Crush 2008 is on!  And that means plenty of work to do.  And that’s why I have maybe 10 minutes of “spare” time to do some blogging before the press is finished with the 3.2 tons of pinot blanc we picked this morning.  I’m in luck – the latest issue of California Agriculture sits on top of one of the many piles on my desk and a headline article catches my eye:  Glyphosate-resistant Hairy Fleabane Documented in the Central Valley.

For those not up on Ag Speak, Glyphosate is the active ingredient in the world’s most important herbicide, Roundup, and Hairy Fleabane is a major weed in California.  Roundup is commonly sprayed in vineyards to kill weeds between and under the vines.  It’s been used (and abused) for many, many years.  And that’s the problem.  Weeds, like pretty much any organism, can and will eventually become tolerant of the poisons used to eradicate them.

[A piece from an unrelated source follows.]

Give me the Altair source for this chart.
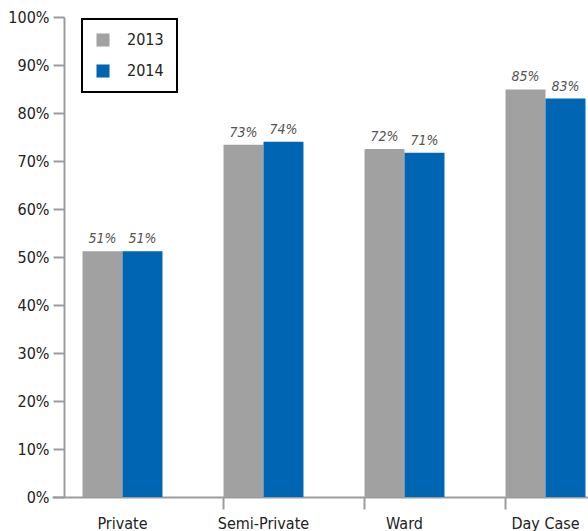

The problem here is twofold.  The first and more obvious problem is that once a weed becomes resistant to Glyphosate we will be unable to control it’s growth and development of other herbicides, probably even more environmentally unfriendly, will be necessary.  Secondly, and much more alarming, is the fact that we simply just don’t know the limit of potential resistance.  In other words, because of man’s reckless spraying the weeds are getting tougher and tougher.  And what happens when our nemesis the Hairy Fleabane becomes impervious to any nasty chemical we can throw at it?  It becomes a “Super Weed.”  And there’s nothing super about that.